In a decisive pivot toward deregulation, Britain’s Financial Conduct Authority (FCA) unveiled a suite of proposals on Wednesday aimed at streamlining insurance regulation for large businesses — a move that reflects mounting pressure on regulators to prioritize economic growth and competitiveness.
The proposed reforms would lift a number of compliance requirements for insurers selling policies to large corporate clients, including eliminating annual product value reviews, removing mandatory training hours for staff, and scrapping duplicate reporting obligations.
In particular, the FCA aims to draw a sharper distinction between large commercial customers and smaller firms or individual consumers, asserting that sophisticated entities have the resources and expertise to manage risks without the same level of regulatory intervention.
“These proposals are about modernizing our insurance rulebook,” said Matt Brewis, the FCA’s director of insurance. “By cutting back outdated or unnecessary regulation, we are acting to support a globally competitive U.K. insurance sector while retaining key protections where they are needed.”
The initiative dovetails with the economic priorities of Prime Minister Keir Starmer’s Labour government, which has encouraged financial regulators to play a more active role in supporting national growth. Critics of the FCA have long contended that post-crisis regulation, while well-intentioned, has weighed heavily on commercial insurers with little benefit to their large-scale clients.
London remains a dominant global hub for commercial and specialty insurance, with its market commanding roughly $115 billion (£91 billion) in annual premiums. Industry leaders have frequently called for a regulatory regime better tailored to its complexity and scale.
“This is a necessary correction,” said Caroline Wagstaff, chief executive of the London Market Group, a trade body representing the sector. “Creating a clear regulatory carve-out for large corporates allows the FCA to concentrate its oversight on the customers who actually need it — consumers and SMEs.”
Among the most significant changes is the proposed creation of a formal definition for “large commercial customers” — a category that would align with existing thresholds used to determine access to the Financial Ombudsman Service. Contracts falling under this umbrella would no longer be subject to the same conduct rules designed for retail consumers.
The FCA also intends to grant flexibility when multiple insurers collaborate on a single policy, allowing one designated “lead insurer” to meet compliance requirements on behalf of the group. Insurance contracts tied exclusively to overseas risks — such as cross-border marine or aviation policies — would similarly be exempted from domestic conduct rules to avoid duplicative oversight.
The regulator acknowledged that while these reforms may result in fewer formal protections for some mid-sized firms, such businesses are considered sufficiently capable of navigating their own risk and legal obligations.
Consumer protections remain intact for retail clients, even in specialized markets like aviation.

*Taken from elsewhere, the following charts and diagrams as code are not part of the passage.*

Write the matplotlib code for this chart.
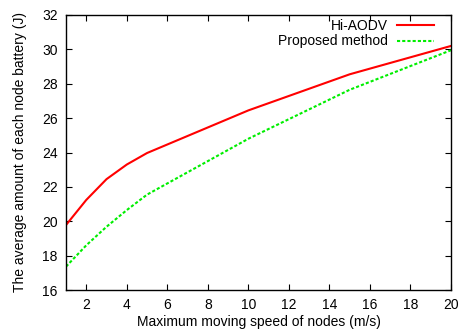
import matplotlib
matplotlib.use("Agg")
import matplotlib.pyplot as plt

speed = [1, 2, 3, 4, 5, 10, 15, 20]
hi_aodv = [19.78, 21.24, 22.45, 23.3, 23.97, 26.45, 28.55, 30.2]
proposed = [17.36, 18.6, 19.68, 20.65, 21.55, 24.8, 27.65, 29.95]
xticks = [2, 4, 6, 8, 10, 12, 14, 16, 18, 20]
yticks = [16, 18, 20, 22, 24, 26, 28, 30, 32]

plt.rcParams['font.family'] = ['Liberation Sans', 'DejaVu Sans']
plt.rcParams['font.size'] = 10

fig = plt.figure(figsize=(4.62, 3.33), dpi=100)
ax = fig.add_axes([66/462, 1-290/333, (451-66)/462, (290-15)/333])
ax.plot(speed, hi_aodv, color='#ff0000', lw=1.5, label='Hi-AODV')
ax.plot(speed, proposed, color='#00ee00', lw=1.5, ls=(0, (1.5, 1)), label='Proposed method')
ax.set_xlim(1, 20)
ax.set_ylim(16, 32)
ax.set_xticks(xticks)
ax.set_yticks(yticks)
ax.tick_params(direction='in', top=True, right=True, length=4, width=0.8, labelsize=10, pad=6)
for s in ax.spines.values():
    s.set_linewidth(1.0)
ax.set_xlabel('Maximum moving speed of nodes (m/s)', fontsize=10, labelpad=2)
ax.set_ylabel('The average amount of each node battery (J)', fontsize=10, labelpad=11)
leg = ax.legend(loc='upper right', frameon=False, markerfirst=False, handlelength=2.7,
                handletextpad=0.6, borderpad=0, borderaxespad=0,
                bbox_to_anchor=(1 - 17/385, 1 - 4/275),
                labelspacing=0.1, fontsize=10)
for t in leg.get_texts():
    t.set_ha('right')
fig.savefig('out.png', dpi=100)
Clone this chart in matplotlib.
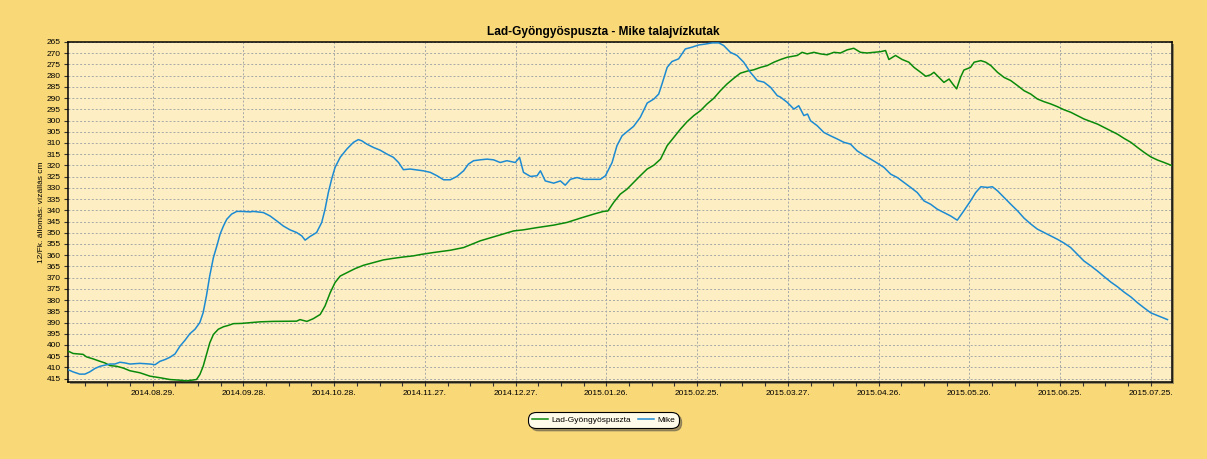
import matplotlib
matplotlib.use('Agg')
import matplotlib.pyplot as plt
import matplotlib.dates as mdates
from matplotlib.patches import Rectangle
from matplotlib.ticker import FixedLocator, MultipleLocator
import numpy as np
import pandas as pd

plt.rcParams['font.family'] = ['Liberation Sans', 'DejaVu Sans']

title = 'Lad-Gyöngyöspuszta - Mike talajvízkutak'
ylabel = '12/Fk. állomás: vízállás cm'
start = pd.Timestamp('2014-08-01')

# days after 2014-08-01, water level (cm)
lad_day = [0, 1.7, 5.0, 6.1, 8.3, 10.6, 12.2, 13.9, 16.1, 18.3, 20.5, 23.8, 27.1, 30.4,
           33.7, 37.0, 39.2, 42.5, 43.6, 44.7, 45.8, 46.9, 48.1, 49.7, 51.4, 53.0, 54.7,
           57.4, 63.5, 67.9, 75.6, 76.7, 79.0, 81.1, 83.4, 85.0, 86.7, 88.3, 90.0, 92.2,
           94.9, 97.7, 101.0, 104.3, 107.6, 110.9, 114.2, 117.0, 120.9, 126.4, 130.8,
           136.3, 141.8, 147.3, 150.6, 155.1, 160.6, 165.0, 169.4, 173.8, 177.0, 178.5,
           180.4, 182.6, 184.8, 187.0, 189.2, 191.5, 193.7, 195.9, 198.1, 200.3, 202.5,
           204.7, 206.9, 209.1, 211.3, 213.5, 215.7, 217.9, 220.1, 222.3, 224.5, 226.7,
           229.0, 231.2, 233.4, 235.6, 237.8, 241.1, 242.7, 244.4, 246.6, 248.8, 251.0,
           253.2, 255.4, 257.6, 259.8, 262.0, 264.2, 266.5, 268.7, 270.3, 271.4, 273.6,
           275.8, 278.0, 279.7, 281.9, 283.6, 285.2, 286.3, 288.0, 289.6, 291.3, 292.9,
           293.8, 295.1, 296.2, 298.4, 299.6, 301.8, 303.4, 305.1, 307.3, 309.5, 311.7,
           313.9, 316.1, 318.3, 320.5, 322.7, 324.9, 327.1, 329.3, 331.5, 333.7, 335.9,
           338.2, 340.4, 342.6, 344.8, 347.0, 349.2, 351.4, 353.6, 355.8, 358.0, 360.2,
           362.4, 365.2]
lad_cm = [402.7, 403.8, 404.2, 405.3, 406.2, 407.3, 408.0, 409.2, 409.5, 410.3, 411.5,
          412.4, 413.9, 414.6, 415.4, 415.7, 416.0, 415.4, 413.2, 409.5, 404.2, 399.0,
          395.3, 393.0, 391.9, 391.3, 390.5, 390.4, 389.7, 389.5, 389.4, 388.7, 389.5,
          388.3, 386.4, 382.6, 376.7, 372.2, 369.3, 367.8, 366.0, 364.5, 363.3, 362.1,
          361.4, 360.8, 360.3, 359.6, 358.8, 357.8, 356.6, 353.6, 351.4, 349.2, 348.7,
          347.7, 346.6, 345.4, 343.5, 341.7, 340.5, 340.3, 336.5, 332.8, 330.6, 327.6,
          324.6, 321.6, 319.9, 317.2, 311.2, 307.5, 303.8, 300.5, 297.8, 295.6, 292.6,
          290.1, 286.7, 283.7, 281.2, 278.9, 278.0, 277.4, 276.3, 275.5, 274.0, 272.8,
          271.8, 271.0, 269.6, 270.3, 269.6, 270.3, 270.7, 269.6, 269.9, 268.5, 267.8,
          269.6, 269.9, 269.6, 269.3, 268.8, 272.8, 271.0, 272.8, 274.0, 276.3, 278.5,
          280.3, 279.6, 278.5, 280.8, 283.0, 281.5, 284.4, 285.9, 280.7, 277.5, 276.3,
          274.0, 273.3, 274.0, 275.5, 278.5, 280.8, 282.2, 284.4, 286.7, 288.2, 290.4,
          291.6, 292.6, 293.8, 295.2, 296.3, 297.8, 299.3, 300.5, 301.6, 303.1, 304.6,
          306.1, 308.0, 309.7, 312.0, 314.2, 316.2, 317.6, 318.7, 320.2]

mike_day = [0, 1.7, 3.9, 5.6, 7.2, 8.9, 10.6, 12.2, 13.9, 15.5, 17.2, 18.8, 20.5, 23.8,
            27.1, 28.8, 30.4, 32.1, 33.7, 35.4, 37.0, 38.7, 40.3, 42.0, 43.6, 44.7, 45.8,
            46.9, 48.1, 49.2, 50.3, 51.4, 52.5, 54.1, 55.8, 57.4, 60.2, 61.3, 64.6, 66.8,
            69.0, 71.2, 73.4, 75.6, 77.3, 78.4, 80.0, 82.2, 83.9, 85.0, 86.1, 87.2, 88.3,
            90.0, 92.2, 94.4, 96.0, 97.1, 98.8, 101.0, 103.2, 105.4, 107.6, 109.3, 110.9,
            113.1, 115.3, 117.5, 119.8, 122.0, 124.2, 126.4, 128.6, 130.8, 132.4, 134.1,
            136.3, 138.5, 140.7, 142.9, 145.1, 147.9, 149.3, 150.6, 152.9, 155.1, 156.2,
            157.8, 160.6, 162.8, 164.4, 166.1, 168.3, 170.5, 172.7, 176.0, 177.7, 179.9,
            181.5, 183.2, 184.8, 187.0, 189.2, 191.5, 193.7, 195.3, 196.4, 198.1, 199.7,
            201.9, 204.1, 206.3, 208.6, 210.8, 213.0, 215.2, 216.8, 219.0, 221.2, 223.4,
            225.6, 227.9, 230.1, 232.3, 234.5, 235.6, 237.8, 240.0, 241.6, 243.3, 244.5,
            245.5, 247.7, 249.9, 252.1, 254.3, 256.5, 258.7, 260.9, 263.1, 265.4, 267.6,
            269.8, 272.0, 274.2, 276.4, 278.6, 280.8, 283.0, 285.2, 287.4, 289.6, 291.8,
            294.0, 296.2, 298.4, 300.1, 301.8, 304.0, 305.6, 307.3, 309.5, 311.7, 313.9,
            316.1, 318.3, 320.5, 322.7, 324.9, 327.1, 329.3, 331.5, 333.7, 335.9, 338.2,
            340.4, 342.6, 344.8, 347.0, 349.2, 351.4, 353.6, 355.8, 358.0, 360.2, 363.5]
mike_cm = [411.0, 412.0, 413.0, 413.0, 412.0, 410.5, 409.5, 409.0, 408.5, 408.5, 407.7,
           408.0, 408.5, 408.2, 408.5, 408.8, 407.3, 406.5, 405.5, 404.0, 400.6, 397.9,
           395.0, 393.0, 390.0, 385.6, 378.0, 369.0, 361.0, 356.0, 350.6, 347.0, 344.0,
           341.7, 340.5, 340.5, 340.7, 340.5, 341.0, 342.5, 344.7, 347.0, 348.7, 349.9,
           351.4, 353.3, 351.7, 349.9, 345.4, 339.5, 332.0, 326.0, 320.9, 316.4, 312.7,
           309.7, 308.5, 309.0, 310.5, 312.0, 313.2, 314.9, 316.4, 318.7, 321.9, 321.6,
           322.0, 322.4, 323.1, 324.6, 326.4, 326.4, 324.9, 322.4, 319.4, 317.9, 317.5,
           317.2, 317.5, 318.7, 317.9, 318.7, 316.4, 323.1, 324.9, 324.6, 322.4, 326.9,
           327.9, 326.9, 328.8, 326.2, 325.4, 326.2, 326.2, 326.2, 324.6, 318.7, 311.2,
           306.8, 305.0, 302.6, 298.6, 292.2, 290.4, 288.2, 283.7, 276.3, 273.7, 272.5,
           268.1, 267.3, 266.3, 265.9, 265.4, 265.4, 266.6, 269.6, 271.0, 274.0, 278.5,
           282.2, 282.9, 285.2, 288.9, 289.6, 291.9, 294.9, 293.4, 297.8, 297.1, 300.1,
           302.3, 305.3, 306.8, 308.2, 309.7, 310.5, 313.5, 315.4, 317.2, 319.0, 320.9,
           323.9, 325.4, 327.6, 329.8, 332.1, 335.8, 337.3, 339.5, 341.0, 342.5, 344.4,
           340.2, 335.8, 332.1, 329.5, 329.8, 329.5, 331.3, 334.3, 337.3, 340.2, 343.5,
           346.1, 348.4, 349.9, 351.4, 352.9, 354.6, 356.6, 359.6, 362.6, 364.8, 367.1,
           369.6, 372.0, 374.1, 376.5, 378.6, 381.2, 383.5, 385.7, 386.9, 388.7]

tick_dates = ['2014-08-29', '2014-09-28', '2014-10-28', '2014-11-27', '2014-12-27',
              '2015-01-26', '2015-02-25', '2015-03-27', '2015-04-26', '2015-05-26',
              '2015-06-25', '2015-07-25']

lad_x = start + pd.to_timedelta(lad_day, unit='D')
mike_x = start + pd.to_timedelta(mike_day, unit='D')

fig = plt.figure(figsize=(12.07, 4.59), dpi=100, facecolor='#F9D878')
pos = [0.0563, 0.1678, 0.9147, 0.7407]
ax = fig.add_axes(pos)
ax.set_facecolor('#FDEFC3')
ax.set_zorder(2)

# shadow behind plot area
fig.patches.append(Rectangle((pos[0] + 2 / 1207, pos[1] - 2 / 459), pos[2], pos[3],
                             transform=fig.transFigure, facecolor='#9a8a60',
                             edgecolor='none', zorder=1))

ax.plot(lad_x, lad_cm, color='#0A8A0A', lw=1.1, label='Lad-Gyöngyöspuszta', zorder=3)
ax.plot(mike_x, mike_cm, color='#1C8AD2', lw=1.1, label='Mike', zorder=3)

ax.set_ylim(416.5, 265)
ax.set_xlim(start, pd.Timestamp('2015-08-01'))

ax.yaxis.set_major_locator(MultipleLocator(5))
ticks = mdates.date2num(pd.to_datetime(tick_dates))
ax.xaxis.set_major_locator(FixedLocator(ticks))
minor = np.arange(ticks[0] - 30, ticks[-1] + 15, 7.5)
ax.xaxis.set_minor_locator(FixedLocator(minor))
ax.xaxis.set_major_formatter(mdates.DateFormatter('%Y.%m.%d.'))

ax.grid(True, which='major', color='#a8a8a8', ls=(0, (2, 2)), lw=0.7)
ax.tick_params(axis='both', which='both', labelsize=6, length=3, width=0.8,
               color='#333333', direction='out')
ax.tick_params(axis='x', which='major', pad=3)
ax.tick_params(axis='y', pad=2)
for s in ax.spines.values():
    s.set_color('black')
    s.set_linewidth(1.1)

ax.set_ylabel(ylabel, fontsize=6, labelpad=1)
fig.text(0.5, 0.931, title, ha='center', va='center', fontsize=8.6, fontweight='bold')

leg = fig.legend(loc='center', bbox_to_anchor=(0.5, 0.085), ncol=2, fontsize=6,
                 frameon=True, fancybox=True, shadow=True, handlelength=1.9,
                 handletextpad=0.4, columnspacing=0.8, borderpad=0.3)
leg.get_frame().set_edgecolor('black')
leg.get_frame().set_facecolor('#FFFBEA')
leg.get_frame().set_linewidth(0.8)
leg.get_frame().set_boxstyle('round,pad=0.2,rounding_size=0.9')

fig.savefig('out.png', dpi=100, facecolor=fig.get_facecolor())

For instance, a jumbo jet leased by a logistics firm would no longer fall under certain FCA conduct rules, but coverage for a privately owned light aircraft would still be subject to those standards.
The consultation period on the proposals will remain open through July 2, with industry feedback expected to shape the final framework.
The shift in tone from the FCA comes amid broader reappraisals of post-Brexit financial regulation. The introduction of the Consumer Duty regime two years ago, which imposes sweeping responsibilities on financial firms to ensure fair customer outcomes, has drawn criticism from commercial insurers who argue that it duplicates other compliance obligations.
In announcing the reforms, the FCA said it intends to strip more than 100 pages of outdated guidance from its rulebook — a symbolic and practical gesture toward regulatory clarity.
Still, watchdog groups and some policy analysts have warned that loosening rules for large businesses must not come at the expense of transparency or systemic stability. As the regulator attempts to navigate a course between deregulation and diligence, the debate over the appropriate scope of oversight is likely to intensify.
For now, Britain’s commercial insurers — long vocal about the cost of compliance — appear to have won a major concession. Whether it leads to the renewed investment and market innovation that regulators hope for remains to be seen.